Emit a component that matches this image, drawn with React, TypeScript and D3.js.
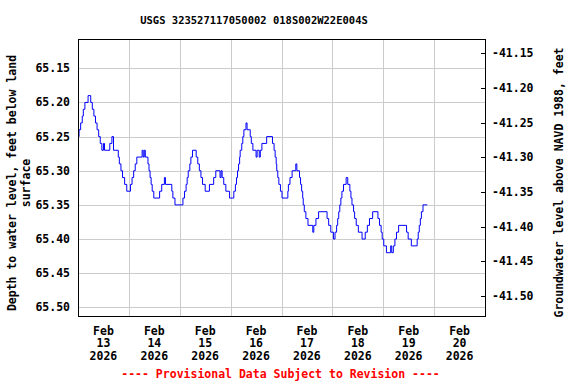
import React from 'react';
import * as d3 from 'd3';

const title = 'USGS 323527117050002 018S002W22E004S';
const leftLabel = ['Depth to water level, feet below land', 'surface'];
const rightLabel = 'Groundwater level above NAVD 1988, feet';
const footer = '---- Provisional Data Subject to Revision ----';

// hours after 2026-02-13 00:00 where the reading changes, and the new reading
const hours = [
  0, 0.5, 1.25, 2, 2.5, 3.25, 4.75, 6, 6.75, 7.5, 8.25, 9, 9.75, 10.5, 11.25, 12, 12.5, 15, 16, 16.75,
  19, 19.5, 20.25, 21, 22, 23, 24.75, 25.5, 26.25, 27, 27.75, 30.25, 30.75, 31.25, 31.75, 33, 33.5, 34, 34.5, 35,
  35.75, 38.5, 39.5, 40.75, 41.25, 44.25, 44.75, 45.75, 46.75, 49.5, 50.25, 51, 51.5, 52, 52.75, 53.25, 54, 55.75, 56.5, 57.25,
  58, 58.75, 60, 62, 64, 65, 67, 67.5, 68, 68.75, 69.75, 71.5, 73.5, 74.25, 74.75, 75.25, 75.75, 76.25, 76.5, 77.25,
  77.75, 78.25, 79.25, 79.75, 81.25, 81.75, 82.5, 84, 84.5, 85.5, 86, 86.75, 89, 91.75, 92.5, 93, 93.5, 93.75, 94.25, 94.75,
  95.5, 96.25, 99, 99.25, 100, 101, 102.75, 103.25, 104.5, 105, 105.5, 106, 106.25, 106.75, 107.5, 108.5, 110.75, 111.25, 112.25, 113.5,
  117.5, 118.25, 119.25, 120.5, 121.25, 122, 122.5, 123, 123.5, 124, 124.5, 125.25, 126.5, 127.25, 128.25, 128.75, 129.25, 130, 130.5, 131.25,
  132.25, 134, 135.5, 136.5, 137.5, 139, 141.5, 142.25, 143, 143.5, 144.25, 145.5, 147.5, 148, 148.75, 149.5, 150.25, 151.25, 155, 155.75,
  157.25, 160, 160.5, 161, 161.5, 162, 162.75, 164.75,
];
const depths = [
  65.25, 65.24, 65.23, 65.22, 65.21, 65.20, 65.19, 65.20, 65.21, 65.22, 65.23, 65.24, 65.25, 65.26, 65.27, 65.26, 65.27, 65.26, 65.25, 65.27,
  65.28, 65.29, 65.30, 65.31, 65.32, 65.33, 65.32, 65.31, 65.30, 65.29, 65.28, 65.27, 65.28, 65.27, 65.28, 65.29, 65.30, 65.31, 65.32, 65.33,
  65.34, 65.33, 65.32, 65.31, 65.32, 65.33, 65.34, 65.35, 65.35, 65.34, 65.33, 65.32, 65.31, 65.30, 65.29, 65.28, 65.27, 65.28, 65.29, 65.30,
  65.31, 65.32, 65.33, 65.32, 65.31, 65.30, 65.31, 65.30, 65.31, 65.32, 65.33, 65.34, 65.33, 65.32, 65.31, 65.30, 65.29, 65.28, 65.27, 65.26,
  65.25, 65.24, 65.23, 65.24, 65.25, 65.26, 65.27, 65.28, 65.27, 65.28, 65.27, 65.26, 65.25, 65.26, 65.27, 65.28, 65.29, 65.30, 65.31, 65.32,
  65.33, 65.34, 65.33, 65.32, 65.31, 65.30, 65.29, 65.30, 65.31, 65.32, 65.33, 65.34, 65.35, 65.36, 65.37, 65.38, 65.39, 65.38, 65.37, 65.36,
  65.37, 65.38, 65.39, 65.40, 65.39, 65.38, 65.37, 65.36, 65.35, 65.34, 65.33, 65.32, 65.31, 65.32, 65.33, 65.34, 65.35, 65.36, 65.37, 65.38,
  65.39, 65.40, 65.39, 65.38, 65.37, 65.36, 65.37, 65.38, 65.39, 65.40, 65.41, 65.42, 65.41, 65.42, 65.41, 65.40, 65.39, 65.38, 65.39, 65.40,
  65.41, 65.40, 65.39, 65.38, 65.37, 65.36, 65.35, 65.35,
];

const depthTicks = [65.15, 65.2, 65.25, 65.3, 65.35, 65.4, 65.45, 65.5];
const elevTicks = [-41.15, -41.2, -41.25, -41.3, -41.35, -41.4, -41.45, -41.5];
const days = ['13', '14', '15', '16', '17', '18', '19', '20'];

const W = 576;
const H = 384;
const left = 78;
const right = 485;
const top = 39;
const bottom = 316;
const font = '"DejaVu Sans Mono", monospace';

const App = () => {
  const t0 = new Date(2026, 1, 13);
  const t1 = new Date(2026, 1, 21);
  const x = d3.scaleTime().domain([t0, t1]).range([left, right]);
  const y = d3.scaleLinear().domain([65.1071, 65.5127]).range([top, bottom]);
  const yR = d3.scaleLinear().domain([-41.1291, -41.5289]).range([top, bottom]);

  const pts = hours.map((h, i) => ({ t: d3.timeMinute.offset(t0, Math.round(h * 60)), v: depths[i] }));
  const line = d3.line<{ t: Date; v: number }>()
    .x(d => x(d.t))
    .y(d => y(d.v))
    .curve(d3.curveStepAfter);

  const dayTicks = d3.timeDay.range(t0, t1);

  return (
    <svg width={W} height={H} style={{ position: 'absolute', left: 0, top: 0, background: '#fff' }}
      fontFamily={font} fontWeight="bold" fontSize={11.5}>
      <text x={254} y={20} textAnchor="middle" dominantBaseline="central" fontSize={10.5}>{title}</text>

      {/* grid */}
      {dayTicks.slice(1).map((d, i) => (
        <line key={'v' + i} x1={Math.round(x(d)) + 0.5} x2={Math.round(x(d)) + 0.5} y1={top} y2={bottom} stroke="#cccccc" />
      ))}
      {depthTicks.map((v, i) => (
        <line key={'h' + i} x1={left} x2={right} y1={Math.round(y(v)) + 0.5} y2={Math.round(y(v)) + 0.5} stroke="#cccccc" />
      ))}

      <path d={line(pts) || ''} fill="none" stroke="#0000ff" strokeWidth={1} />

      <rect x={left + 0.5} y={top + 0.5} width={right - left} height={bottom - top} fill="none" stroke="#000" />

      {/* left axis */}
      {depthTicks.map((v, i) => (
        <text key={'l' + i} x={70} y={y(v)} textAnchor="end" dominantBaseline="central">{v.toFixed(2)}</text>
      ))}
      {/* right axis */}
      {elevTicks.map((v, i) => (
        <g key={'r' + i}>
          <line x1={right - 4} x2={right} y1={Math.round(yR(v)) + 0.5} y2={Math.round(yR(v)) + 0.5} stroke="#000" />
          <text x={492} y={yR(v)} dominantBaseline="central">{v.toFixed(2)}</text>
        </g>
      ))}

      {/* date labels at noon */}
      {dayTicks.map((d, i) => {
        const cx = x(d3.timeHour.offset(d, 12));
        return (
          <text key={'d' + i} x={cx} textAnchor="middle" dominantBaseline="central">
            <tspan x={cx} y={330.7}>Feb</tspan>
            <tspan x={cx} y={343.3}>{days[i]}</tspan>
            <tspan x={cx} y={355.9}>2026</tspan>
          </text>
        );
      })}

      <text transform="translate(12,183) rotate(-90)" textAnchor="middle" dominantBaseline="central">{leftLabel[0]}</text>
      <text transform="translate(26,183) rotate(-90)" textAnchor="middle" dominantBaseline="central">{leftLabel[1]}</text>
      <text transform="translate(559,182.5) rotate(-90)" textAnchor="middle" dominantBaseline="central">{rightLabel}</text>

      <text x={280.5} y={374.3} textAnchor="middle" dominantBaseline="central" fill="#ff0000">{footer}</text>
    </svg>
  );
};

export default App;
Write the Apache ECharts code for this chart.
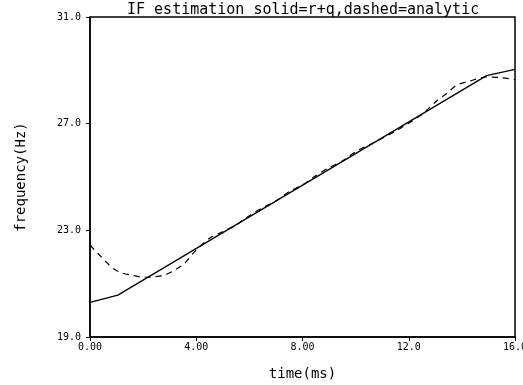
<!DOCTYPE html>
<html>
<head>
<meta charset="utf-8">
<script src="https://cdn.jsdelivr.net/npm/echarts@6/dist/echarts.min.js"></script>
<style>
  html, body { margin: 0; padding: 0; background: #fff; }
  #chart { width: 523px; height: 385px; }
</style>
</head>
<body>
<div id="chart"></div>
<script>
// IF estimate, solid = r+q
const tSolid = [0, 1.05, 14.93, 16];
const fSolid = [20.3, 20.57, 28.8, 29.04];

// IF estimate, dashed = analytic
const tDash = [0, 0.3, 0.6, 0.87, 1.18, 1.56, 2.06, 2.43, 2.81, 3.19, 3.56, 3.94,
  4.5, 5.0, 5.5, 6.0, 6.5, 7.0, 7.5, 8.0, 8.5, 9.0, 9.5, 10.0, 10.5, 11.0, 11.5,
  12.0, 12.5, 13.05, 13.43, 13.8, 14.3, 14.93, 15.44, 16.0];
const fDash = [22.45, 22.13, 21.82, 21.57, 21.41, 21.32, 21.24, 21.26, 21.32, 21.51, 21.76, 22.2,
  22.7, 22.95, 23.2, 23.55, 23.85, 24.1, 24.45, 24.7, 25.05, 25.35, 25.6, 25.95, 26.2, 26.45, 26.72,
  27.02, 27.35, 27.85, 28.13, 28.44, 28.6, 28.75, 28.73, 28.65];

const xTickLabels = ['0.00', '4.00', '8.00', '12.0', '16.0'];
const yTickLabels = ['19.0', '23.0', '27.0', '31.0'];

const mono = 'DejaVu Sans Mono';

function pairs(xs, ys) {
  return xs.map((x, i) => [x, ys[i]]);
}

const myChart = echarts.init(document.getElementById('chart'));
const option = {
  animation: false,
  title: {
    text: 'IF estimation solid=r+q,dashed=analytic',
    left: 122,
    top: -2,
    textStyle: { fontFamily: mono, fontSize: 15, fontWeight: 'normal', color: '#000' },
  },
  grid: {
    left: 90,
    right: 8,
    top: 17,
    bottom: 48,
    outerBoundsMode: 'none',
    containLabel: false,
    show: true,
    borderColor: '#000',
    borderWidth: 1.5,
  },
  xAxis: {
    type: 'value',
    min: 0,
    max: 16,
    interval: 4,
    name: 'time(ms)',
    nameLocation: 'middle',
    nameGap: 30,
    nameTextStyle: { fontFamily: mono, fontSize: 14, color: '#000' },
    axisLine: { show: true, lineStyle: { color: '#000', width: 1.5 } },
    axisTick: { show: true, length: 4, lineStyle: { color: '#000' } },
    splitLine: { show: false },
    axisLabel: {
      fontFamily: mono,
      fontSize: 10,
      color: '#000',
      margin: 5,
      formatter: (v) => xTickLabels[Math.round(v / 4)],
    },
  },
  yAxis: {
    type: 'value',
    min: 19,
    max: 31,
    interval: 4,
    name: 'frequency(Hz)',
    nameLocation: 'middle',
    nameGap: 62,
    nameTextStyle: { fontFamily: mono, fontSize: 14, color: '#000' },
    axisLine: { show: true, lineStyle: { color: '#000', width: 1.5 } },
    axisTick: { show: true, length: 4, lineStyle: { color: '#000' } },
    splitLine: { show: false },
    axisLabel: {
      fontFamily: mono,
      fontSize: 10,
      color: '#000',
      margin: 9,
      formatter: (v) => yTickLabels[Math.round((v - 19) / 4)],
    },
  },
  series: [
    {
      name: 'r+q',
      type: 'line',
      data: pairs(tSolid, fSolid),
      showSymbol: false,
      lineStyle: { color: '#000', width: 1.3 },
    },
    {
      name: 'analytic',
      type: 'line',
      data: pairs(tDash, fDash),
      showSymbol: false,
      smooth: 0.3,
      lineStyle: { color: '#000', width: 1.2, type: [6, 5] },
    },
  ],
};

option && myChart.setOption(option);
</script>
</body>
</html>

Task objective: Please extract exactly the lines of the data, from the first through the line containing "import * as d3 from 'd3';", and add no pictures to the copy.

Finished task:
Emit a component that matches this image, drawn with React, TypeScript and D3.js.
import React from 'react';
import * as d3 from 'd3';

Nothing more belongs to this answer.